日本鉄鋼業のエネルギー効率、世界最高水準を維持 15年時点の国際比較、省エネ設備、幅広く普及

 公益財団法人の地球環境産業技術研究機構(RITE)が実施した鉄鋼業のエネルギー効率に関する国際比較で、日本鉄鋼業のエネルギー効率が依然として世界最高水準にあることが分かった。省エネ設備・技術の普及率が各国に比べて高いためで、鉄鋼業の二酸化炭素(CO2)排出削減の取り組みでは、日本が導入している省エネ技術を新興国などに普及させることが大きなカギとなりそうだ。

 RITEの小田潤一郎・システム研究グループ主任研究員が2015年時点の主要鉄鋼生産国のデータを基に評価・分析した。対象としたのは高炉一貫メーカーの転炉鋼生産プロセス。小田研究員は5年前の10年時点でも同様の調査を実施しており、この間の変化についても分析した。
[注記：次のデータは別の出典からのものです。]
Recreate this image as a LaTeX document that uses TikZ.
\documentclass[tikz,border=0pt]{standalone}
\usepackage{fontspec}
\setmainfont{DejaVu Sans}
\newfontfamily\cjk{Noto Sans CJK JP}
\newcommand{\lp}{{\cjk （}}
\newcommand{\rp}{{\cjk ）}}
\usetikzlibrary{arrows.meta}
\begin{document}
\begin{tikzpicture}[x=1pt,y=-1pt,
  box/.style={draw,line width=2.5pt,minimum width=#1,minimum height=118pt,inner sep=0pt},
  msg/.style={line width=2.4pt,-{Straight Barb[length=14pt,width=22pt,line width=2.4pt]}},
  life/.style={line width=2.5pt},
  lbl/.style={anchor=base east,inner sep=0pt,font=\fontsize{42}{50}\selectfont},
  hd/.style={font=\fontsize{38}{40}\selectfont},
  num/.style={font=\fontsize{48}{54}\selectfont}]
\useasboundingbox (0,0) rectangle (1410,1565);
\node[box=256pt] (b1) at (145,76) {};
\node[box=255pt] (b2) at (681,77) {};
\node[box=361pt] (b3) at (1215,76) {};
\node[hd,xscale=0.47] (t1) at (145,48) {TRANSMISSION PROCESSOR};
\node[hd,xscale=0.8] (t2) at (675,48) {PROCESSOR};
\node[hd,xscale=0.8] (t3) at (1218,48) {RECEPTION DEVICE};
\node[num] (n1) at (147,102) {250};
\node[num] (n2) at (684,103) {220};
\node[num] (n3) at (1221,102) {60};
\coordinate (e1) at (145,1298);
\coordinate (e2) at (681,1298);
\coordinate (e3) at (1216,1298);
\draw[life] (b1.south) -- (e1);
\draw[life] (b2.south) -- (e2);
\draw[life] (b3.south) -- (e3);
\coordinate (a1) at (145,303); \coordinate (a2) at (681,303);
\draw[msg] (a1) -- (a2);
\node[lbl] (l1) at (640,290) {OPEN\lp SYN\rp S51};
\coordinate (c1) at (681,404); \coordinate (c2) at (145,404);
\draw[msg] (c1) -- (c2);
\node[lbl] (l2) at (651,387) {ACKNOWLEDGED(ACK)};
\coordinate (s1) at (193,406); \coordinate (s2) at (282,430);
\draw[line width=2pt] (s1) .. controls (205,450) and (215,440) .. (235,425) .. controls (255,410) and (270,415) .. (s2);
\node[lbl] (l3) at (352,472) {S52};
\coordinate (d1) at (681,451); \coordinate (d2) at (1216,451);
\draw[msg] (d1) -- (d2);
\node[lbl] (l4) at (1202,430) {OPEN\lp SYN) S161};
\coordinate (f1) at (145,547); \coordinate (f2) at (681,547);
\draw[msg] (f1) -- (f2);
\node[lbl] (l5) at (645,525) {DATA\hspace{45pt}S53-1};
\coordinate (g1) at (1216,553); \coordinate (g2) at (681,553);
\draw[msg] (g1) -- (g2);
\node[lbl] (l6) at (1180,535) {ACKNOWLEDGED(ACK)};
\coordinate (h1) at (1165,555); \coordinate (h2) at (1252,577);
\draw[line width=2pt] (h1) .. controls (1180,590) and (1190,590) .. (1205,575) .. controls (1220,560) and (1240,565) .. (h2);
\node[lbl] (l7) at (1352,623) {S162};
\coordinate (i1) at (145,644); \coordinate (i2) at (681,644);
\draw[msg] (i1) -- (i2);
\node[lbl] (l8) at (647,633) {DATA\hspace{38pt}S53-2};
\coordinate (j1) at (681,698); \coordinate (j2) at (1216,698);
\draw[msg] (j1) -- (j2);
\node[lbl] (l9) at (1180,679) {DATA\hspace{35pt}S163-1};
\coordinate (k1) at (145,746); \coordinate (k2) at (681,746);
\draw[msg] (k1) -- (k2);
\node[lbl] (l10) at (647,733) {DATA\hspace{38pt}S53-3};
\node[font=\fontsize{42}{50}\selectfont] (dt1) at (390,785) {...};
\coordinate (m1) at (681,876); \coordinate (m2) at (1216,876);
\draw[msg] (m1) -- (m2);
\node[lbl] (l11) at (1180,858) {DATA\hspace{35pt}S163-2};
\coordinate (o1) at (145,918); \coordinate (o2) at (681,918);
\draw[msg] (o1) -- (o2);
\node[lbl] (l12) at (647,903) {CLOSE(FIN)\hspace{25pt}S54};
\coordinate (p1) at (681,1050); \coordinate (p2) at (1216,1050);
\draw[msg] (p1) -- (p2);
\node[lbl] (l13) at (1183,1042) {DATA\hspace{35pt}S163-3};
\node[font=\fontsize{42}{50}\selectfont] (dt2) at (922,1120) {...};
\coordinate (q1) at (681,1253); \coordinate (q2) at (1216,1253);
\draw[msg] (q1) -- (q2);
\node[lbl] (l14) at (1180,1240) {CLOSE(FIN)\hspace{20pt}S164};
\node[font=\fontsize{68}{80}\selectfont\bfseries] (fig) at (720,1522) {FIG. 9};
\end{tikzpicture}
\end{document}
 15年時点のエネルギー消費原単位比較では、日本を100とすると韓国103、ドイツ109、中国116、米国130などとなっており、日本鉄鋼業が鉄鋼主要国の中で最もエネルギー効率が優れていることが改めて立証された。05年、10年時点の調査でも日本は最高効率だった。新興国などの追い上げがある中で、世界最高水準を維持し続けた形だ。

 小田主任研究員は、日本が最高水準を維持できている理由について、CDQ(コークス炉乾式消化設備)やTRT(高炉炉頂圧発電設備)など省エネ設備の普及率の高さを挙げる。一方で、既存の技術だけでは省エネ余力が少なくなっている点を指摘。既存技術の深化と合わせ、革新的技術の開発・実用化も必要になるとしている。
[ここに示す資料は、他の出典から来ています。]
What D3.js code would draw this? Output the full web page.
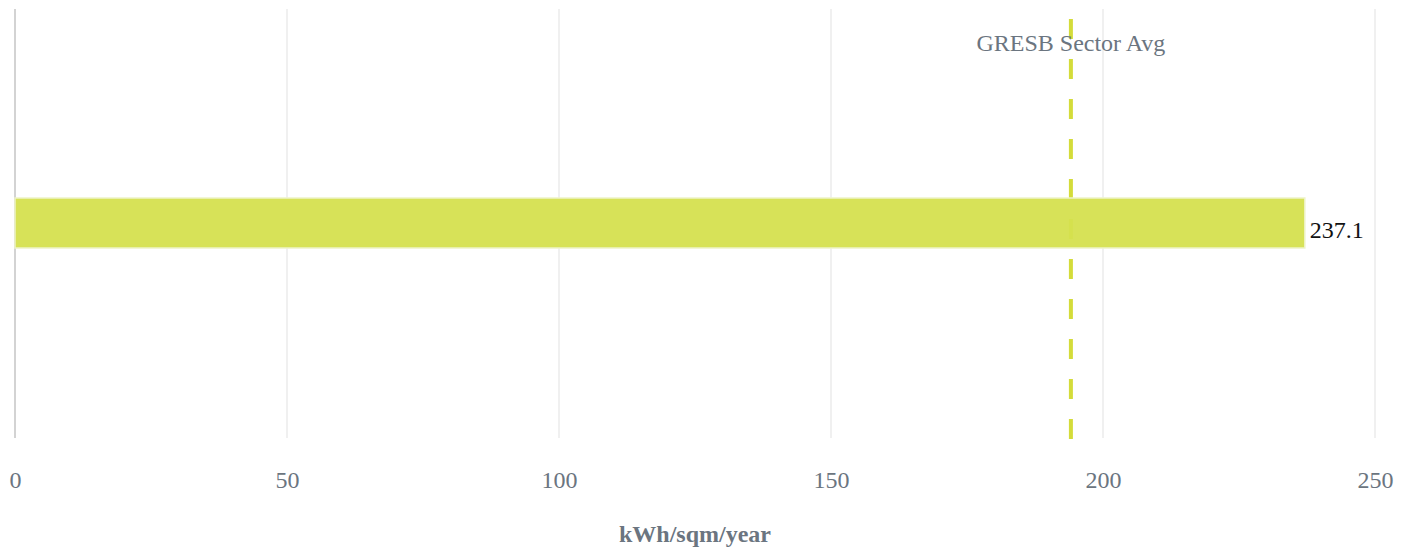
<!DOCTYPE html>
<html><head><meta charset="utf-8">
<script src="https://cdn.jsdelivr.net/npm/d3@7"></script>
<style>body{margin:0;background:#fff}svg{display:block}</style>
</head><body><svg id="c" width="1408" height="548"></svg>
<script>
const categories = ["Portfolio"];
const values = [237.1];
const benchmarkValue = [194.1];
const benchmarkLabel = ["GRESB Sector Avg"];
const tickValues = [0, 50, 100, 150, 200, 250];
const axisTitle = "kWh/sqm/year";

const svg = d3.select("#c");
const x = d3.scaleLinear().domain([0, 250]).range([15, 1375]);
const y = d3.scaleBand().domain(categories).range([8, 438]).paddingInner(0).paddingOuter(3.8);
const font = "'Liberation Serif', 'Times New Roman', serif";

// grid
svg.append("g").selectAll("line").data(tickValues.slice(1)).join("line")
  .attr("x1", d => x(d)).attr("x2", d => x(d)).attr("y1", 9).attr("y2", 438)
  .attr("stroke", "#f0f0f0").attr("stroke-width", 2);
// axis line
svg.append("line").attr("x1", x(0)).attr("x2", x(0)).attr("y1", 9).attr("y2", 438)
  .attr("stroke", "#d3d3d3").attr("stroke-width", 2);

// benchmark line
svg.append("line").attr("x1", x(benchmarkValue[0])).attr("x2", x(benchmarkValue[0]))
  .attr("y1", 19).attr("y2", 439)
  .attr("stroke", "#d4dc3a").attr("stroke-width", 4).attr("stroke-dasharray", "20,20");

// bar
svg.append("g").selectAll("rect").data(values).join("rect")
  .attr("x", x(0)).attr("y", (d, i) => y(categories[i]))
  .attr("width", d => x(d) - x(0)).attr("height", y.bandwidth())
  .attr("fill", "#d5e04f").attr("fill-opacity", 0.95)
  .attr("stroke", "#eef3c8").attr("stroke-width", 1.5);

// value label
svg.append("g").selectAll("text").data(values).join("text")
  .attr("x", d => x(d) + 5).attr("y", (d, i) => y(categories[i]) + y.bandwidth() / 2 + 7)
  .attr("dy", "0.35em").attr("font-family", font).attr("font-size", 24).attr("fill", "#111")
  .text(d => d.toFixed(1));

// benchmark label
svg.append("text").attr("x", x(benchmarkValue[0])).attr("y", 51).attr("text-anchor", "middle")
  .attr("font-family", font).attr("font-size", 24).attr("fill", "#6b7580").text(benchmarkLabel[0]);

// x axis ticks
const ax = svg.append("g").attr("transform", "translate(0,471)")
  .call(d3.axisBottom(x).tickValues(tickValues).tickSize(0).tickPadding(0).tickFormat(d3.format("d")));
ax.select(".domain").remove();
ax.selectAll("text").attr("font-family", font).attr("font-size", 24).attr("fill", "#6b7580").attr("dy", "0.71em");

// axis title
svg.append("text").attr("x", (x(0) + x(250)) / 2).attr("y", 542).attr("text-anchor", "middle")
  .attr("font-family", font).attr("font-size", 24).attr("font-weight", "bold").attr("fill", "#6b7580")
  .text(axisTitle);
</script></body></html>
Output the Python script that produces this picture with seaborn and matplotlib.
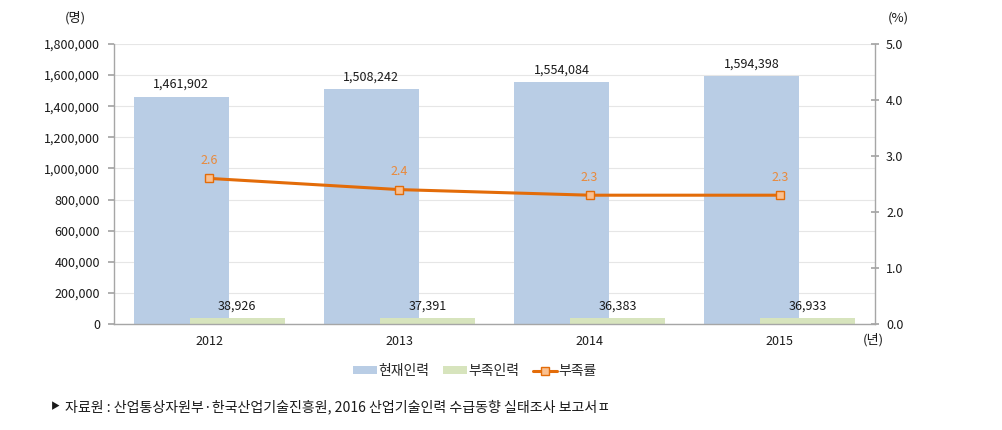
import numpy as np
import pandas as pd
import matplotlib
matplotlib.use("Agg")
import matplotlib.pyplot as plt
import seaborn as sns
from matplotlib.patches import Patch
from matplotlib.lines import Line2D
from matplotlib.ticker import FuncFormatter, MultipleLocator, FixedLocator

years = ["2012", "2013", "2014", "2015"]
current = [1461902, 1508242, 1554084, 1594398]
shortage = [38926, 37391, 36383, 36933]
rate = [2.6, 2.4, 2.3, 2.3]
series_names = ["현재인력", "부족인력", "부족률"]

sns.set_theme(style="white")
plt.rcParams["font.family"] = ["Noto Sans CJK KR", "DejaVu Sans"]

BLUE = "#B9CDE5"
GREEN = "#D7E4BD"
ORANGE = "#E36C09"
MARKER_FACE = "#FAC090"
LABEL_ORANGE = "#E98A3C"
AXIS_GRAY = "#A6A6A6"
GRID = "#E6E6E6"
TXT = "#1a1a1a"

fig = plt.figure(figsize=(10.03, 4.30), dpi=100)
ax = fig.add_axes([114/1003, 1-324/430, (875-114)/1003, (324-44)/430])

df = pd.DataFrame({"year": years, "current": current, "shortage": shortage, "rate": rate})

offset = 0.147
sns.barplot(data=df, x="year", y="current", color=BLUE, width=0.5, ax=ax,
            saturation=1, errorbar=None)
n1 = len(ax.patches)
sns.barplot(data=df, x="year", y="shortage", color=GREEN, width=0.5, ax=ax,
            saturation=1, errorbar=None)
for i, p in enumerate(ax.patches):
    p.set_linewidth(0)
    if i < n1:
        p.set_x(p.get_x() - offset)
    else:
        p.set_x(p.get_x() + offset)

for i, p in enumerate(ax.patches):
    val = current[i] if i < n1 else shortage[i - n1]
    cx = p.get_x() + p.get_width() / 2
    ax.annotate(f"{val:,}", (cx, p.get_height()), xytext=(0, 4), textcoords="offset points",
                ha="center", va="bottom", fontsize=9, color=TXT)

ax.set_xlim(-0.5, 3.5)
ax.set_ylim(0, 1800000)
ax.yaxis.set_major_locator(MultipleLocator(200000))
ax.yaxis.set_major_formatter(FuncFormatter(lambda v, _: f"{int(v):,}"))
ax.grid(axis="y", color=GRID, linewidth=0.8)
ax.set_axisbelow(True)
ax.set_xlabel("")
ax.set_ylabel("")

ax.xaxis.set_minor_locator(FixedLocator([-0.5, 0.5, 1.5, 2.5, 3.5]))
ax.tick_params(axis="x", which="major", length=0, labelsize=9, colors=TXT, pad=8)
ax.tick_params(axis="x", which="minor", length=5, color=AXIS_GRAY, direction="out")
ax.tick_params(axis="y", length=4, color=AXIS_GRAY, labelsize=9, labelcolor=TXT, direction="out", pad=6)

for s in ["top", "right"]:
    ax.spines[s].set_visible(False)
for s in ["left", "bottom"]:
    ax.spines[s].set_color(AXIS_GRAY)
    ax.spines[s].set_linewidth(1)

ax2 = ax.twinx()
sns.lineplot(data=df, x="year", y="rate", ax=ax2, color=ORANGE, linewidth=2.2,
             marker="s", markersize=6, markerfacecolor=MARKER_FACE,
             markeredgecolor=ORANGE, markeredgewidth=1)
ax2.set_ylim(0, 5)
ax2.yaxis.set_major_locator(MultipleLocator(1))
ax2.yaxis.set_major_formatter(FuncFormatter(lambda v, _: f"{v:.1f}"))
ax2.set_ylabel("")
ax2.set_xlabel("")
ax2.tick_params(axis="y", length=6, color=AXIS_GRAY, labelsize=9, labelcolor=TXT, direction="inout", pad=5)
for s in ["top", "left", "bottom"]:
    ax2.spines[s].set_visible(False)
ax2.spines["right"].set_color(AXIS_GRAY)
ax2.spines["right"].set_linewidth(1)
ax2.grid(False)
for i, v in enumerate(rate):
    ax2.annotate(f"{v:.1f}", (i, v), xytext=(0, 8), textcoords="offset points",
                 ha="center", va="bottom", fontsize=9, color=LABEL_ORANGE)

fig.text(75/1003, 1-18/430, "(명)", ha="center", va="center", fontsize=9.5, color=TXT)
fig.text(898/1003, 1-18/430, "(%)", ha="center", va="center", fontsize=9.5, color=TXT)
fig.text(873/1003, 1-340/430, "(년)", ha="center", va="center", fontsize=9.5, color=TXT)

handles = [Patch(facecolor=BLUE, edgecolor="none"),
           Patch(facecolor=GREEN, edgecolor="none"),
           Line2D([0], [0], color=ORANGE, lw=2.2, marker="s", markersize=6,
                  markerfacecolor=MARKER_FACE, markeredgecolor=ORANGE)]
fig.legend(handles, series_names, loc="center", bbox_to_anchor=(475/1003, 1-371/430),
           ncol=3, frameon=False, fontsize=10, handlelength=1.7, handleheight=0.5,
           handletextpad=0.1, columnspacing=1.0)

fig.text(55/1003, 1-407/430, "▶", ha="center", va="center", fontsize=6.5, color=TXT)
fig.text(65/1003, 1-407/430,
         "자료원 : 산업통상자원부·한국산업기술진흥원, 2016 산업기술인력 수급동향 실태조사 보고서ㅍ",
         ha="left", va="center", fontsize=10.1, color=TXT)

fig.savefig("out.png", dpi=100)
 5年前調査との比較では、日本の原単位改善ペースが緩やかになっている一方で、英国やドイツ、ロシア、ウクライナなど一部の国で原単位が大幅に改善していることが分かった。英国、ドイツは副生ガス回収設備の普及、ロシア、ウクライナは平炉比率の低下によるもので、既存の技術・設備が普及すれば省エネ(CO2削減)効果が高まることが改めて浮き彫りになった。

 小田研究員は「(世界規模でのCO2排出削減には)世界全体で省エネ技術の普及を進めることが有効」と話す。